La llegada de Donald Trump a La Casa Blanca ha generado incertidumbre en la comunidad internacional. Lo anterior, en virtud de lo polémicas que fueron sus promesas de campañas y la peligrosa autonomía que ha demostrado en su mensaje respecto a las normas que imperan en el sistema internacional. Ante eso, su primera alocución frente al Congreso norteamericano era muy esperada, ya que el mandatario llegaba con niveles muy bajos de aprobación en el seno de la sociedad norteamericana, lo que generó una expectativa relativa a un eventual cambio de su actitud respecto a la forma y el fondo con el que manejó su mensaje en la época de campaña.
Sin embargo, y recién iniciado el discurso, quedó claro que las ideas y las formas que ha impuesto Trump se mantienen intactas. Esto se demostró al intentar llevar su mensaje a consideraciones nacionalistas que buscaban generalizar el apoyo a sus políticas, estableciendo un “patriotismo económico” como plan de mejora a los actuales indicadores microeconómicos que hoy ostenta la principal potencia del orbe. En este sentido, y sin explicar el detalle acerca la forma en la que buscaría cumplir sus promesas, el Presidente norteamericano se esmeró en presentar y justificar a su programa de gobierno como una muestra de buen nacionalismo y como un factor que debía unir a las distintas bancadas políticas. En virtud de ello, Trump configuró y cualificó a su gobierno como una “revolución”, la que además de devolver la grandeza a Estados Unidos de Norteamérica, permitiría retomar el rol de superpotencia; condición que hoy estaba eclipsada por la culpa de otros gobiernos norteamericanos, los que habían permitido el ascenso de otros Estados.
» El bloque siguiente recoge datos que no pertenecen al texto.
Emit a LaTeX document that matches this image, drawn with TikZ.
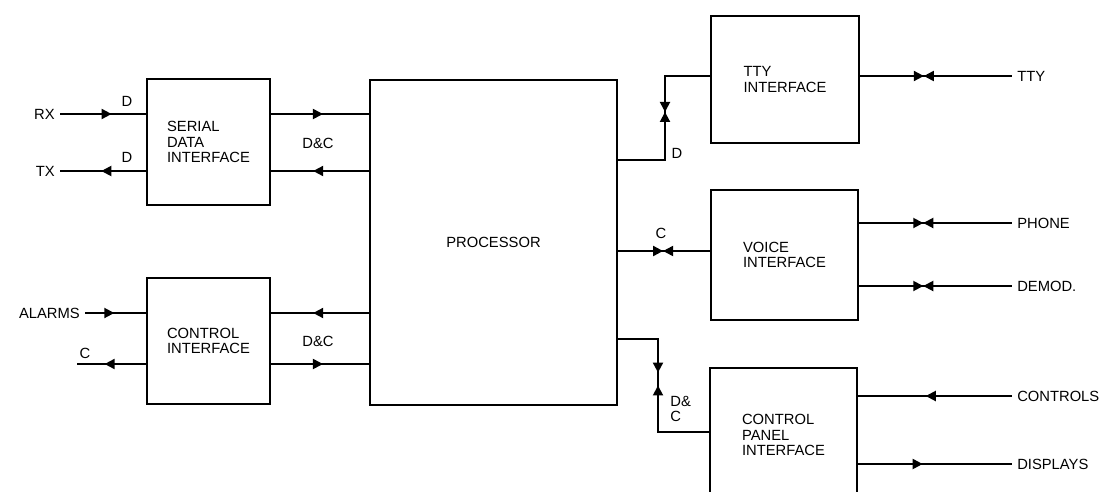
\documentclass[tikz,border=0pt]{standalone}
\usepackage{fontspec}
\setmainfont{Liberation Sans}
\usetikzlibrary{arrows.meta,decorations.markings}
\tikzset{
  blk/.style={draw, rectangle, line width=1.1pt, align=left, font=\fontsize{8.4}{8.8}\selectfont, inner sep=0pt},
  lbl/.style={font=\fontsize{8.4}{8.8}\selectfont, inner sep=0pt, align=left},
  sidelbl/.style={lbl, inner sep=2.8pt},
  sig/.style={line width=1.1pt},
  fwd/.style={postaction={decorate, decoration={markings, mark=at position #1 with {\arrow{>}}}}},
  bwd/.style={postaction={decorate, decoration={markings, mark=at position #1 with {\arrowreversed{>}}}}},
  bowtie/.style={postaction={decorate, decoration={markings, mark=at position #1 with {\arrow{>}\arrowreversed{>}}}}},
}
\begin{document}
\begin{tikzpicture}[x=0.2mm, y=-0.2mm, >={Triangle[length=2mm,width=2mm]}]
\useasboundingbox (0,0) rectangle (1110,491);
\clip (0,0) rectangle (1110,491);
% blocks
\node[blk, minimum width=2.46cm, minimum height=2.52cm] (ser) at (208.5,142) {SERIAL\\DATA\\INTERFACE};
\node[blk, minimum width=2.46cm, minimum height=2.52cm] (ctl) at (208.5,341) {CONTROL\\INTERFACE};
\node[blk, minimum width=4.94cm, minimum height=6.5cm] (proc) at (493.5,242.5) {PROCESSOR};
\node[blk, minimum width=2.96cm, minimum height=2.54cm] (tty) at (785,79.5) {TTY\\INTERFACE};
\node[blk, minimum width=2.94cm, minimum height=2.6cm] (voice) at (784.5,255) {VOICE\\INTERFACE};
\node[blk, minimum width=2.94cm, minimum height=2.68cm] (cpi) at (783.5,435) {CONTROL\\PANEL\\INTERFACE};
% outside signals
\node[sidelbl, anchor=east] (rx) at (60,114) {RX};
\node[sidelbl, anchor=east] (tx) at (60,171) {TX};
\node[sidelbl, anchor=east] (alarms) at (85,313) {ALARMS};
\coordinate (cout) at (77,364);
\node[sidelbl, anchor=west] (ttyo) at (1012,76) {TTY};
\node[sidelbl, anchor=west] (phone) at (1012,223) {PHONE};
\node[sidelbl, anchor=west] (demod) at (1012,286) {DEMOD.};
\node[sidelbl, anchor=west] (ctrls) at (1012,396) {CONTROLS};
\node[sidelbl, anchor=west] (disp) at (1012,464) {DISPLAYS};
% bends
\coordinate (j1) at (665,160);
\coordinate (j2) at (665,76);
\coordinate (vc) at (663,251);
\coordinate (k1) at (658,339);
\coordinate (k2) at (658,432);
% left side
\draw[sig, fwd=0.6] (rx.east) -- (rx.east -| ser.west);
\draw[sig, fwd=0.52] (tx.east -| ser.west) -- (tx.east);
\draw[sig, fwd=0.53] (ser.east |- rx.east) -- (proc.west |- rx.east);
\draw[sig, fwd=0.57] (proc.west |- tx.east) -- (ser.east |- tx.east);
\draw[sig, fwd=0.48] (alarms.east) -- (alarms.east -| ctl.west);
\draw[sig, fwd=0.6] (cout -| ctl.west) -- (cout);
\draw[sig, fwd=0.57] (proc.west |- alarms.east) -- (ctl.east |- alarms.east);
\draw[sig, fwd=0.53] (ctl.east |- cout) -- (proc.west |- cout);
\node[lbl] (d1) at (127,101) {D};
\node[lbl] (d2) at (127,157) {D};
\node[lbl] (dc1) at (318,143) {D\&C};
\node[lbl] (dc2) at (318,341) {D\&C};
\node[lbl] (c1) at (85,353) {C};
% right side
\draw[sig, bowtie=0.54] (proc.east |- j1) -- (j1) -- (j2) -- (tty.west |- j2);
\draw[sig, bowtie=0.49] (proc.east |- vc) -- (voice.west |- vc);
\draw[sig, fwd=0.40, bwd=0.47] (proc.east |- k1) -- (k1) -- (k2) -- (cpi.west |- k2);
\node[lbl] (d3) at (677,153) {D};
\node[lbl] (c2) at (661,233) {C};
\node[lbl, anchor=west] (dc3) at (670,409) {D\&\\C};
\draw[sig, bowtie=0.42] (tty.east |- ttyo.west) -- (ttyo.west);
\draw[sig, bowtie=0.42] (voice.east |- phone.west) -- (phone.west);
\draw[sig, bowtie=0.42] (voice.east |- demod.west) -- (demod.west);
\draw[sig, fwd=0.56] (ctrls.west) -- (ctrls.west -| cpi.east);
\draw[sig, fwd=0.42] (cpi.east |- disp.west) -- (disp.west);
\end{tikzpicture}
\end{document}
Para ello, el discurso enfocó su norte en luchar en contra de las amenazas a su proyecto de nación, no dudando en evidenciar a la inmigración ilegal como uno de los principales “flagelos” a combatir. Lo anterior, en virtud que la permisividad interna respecto al flagelo minaba la proyección exterior de poder de los Estados Unidos de Norteamérica. Fue en ese contexto, y durante varias ocasiones, que Trump asoció a la inmigración ilegal no sólo con los altos niveles de desempleo –y que hoy alcanzan a 49 millones de norteamericanos– y la disminución en las remuneraciones del trabajador norteamericano, sino también con el aumento en las tasas de homicidios, delincuencia y drogadicción; factores que le sirvieron para justificar sus anuncios relativos a la decisión de iniciar la construcción de un Muro que resguarde la seguridad en la frontera Sur y la creación de una oficina que ofrecerá asistencia a las víctimas de crímenes cometidos por inmigrantes indocumentados, institucionalizando con esto una de las aristas de su programa anti inmigración ilegal.
Por todo ello, y atendiendo a que la forma y el fondo de su mensaje fueron lo que permitió su llegada a La Casa Blanca, es que Trump decidió no cambiar su enfoque, confiando en que el eventual éxito de su “patriotismo económico”, y su extremo nacionalismo, representado en una decidida lucha en contra de la inmigración ilegal, ayudarán a mejorar los indicadores microeconómicos del país y los niveles de apoyo político que hoy él ostenta.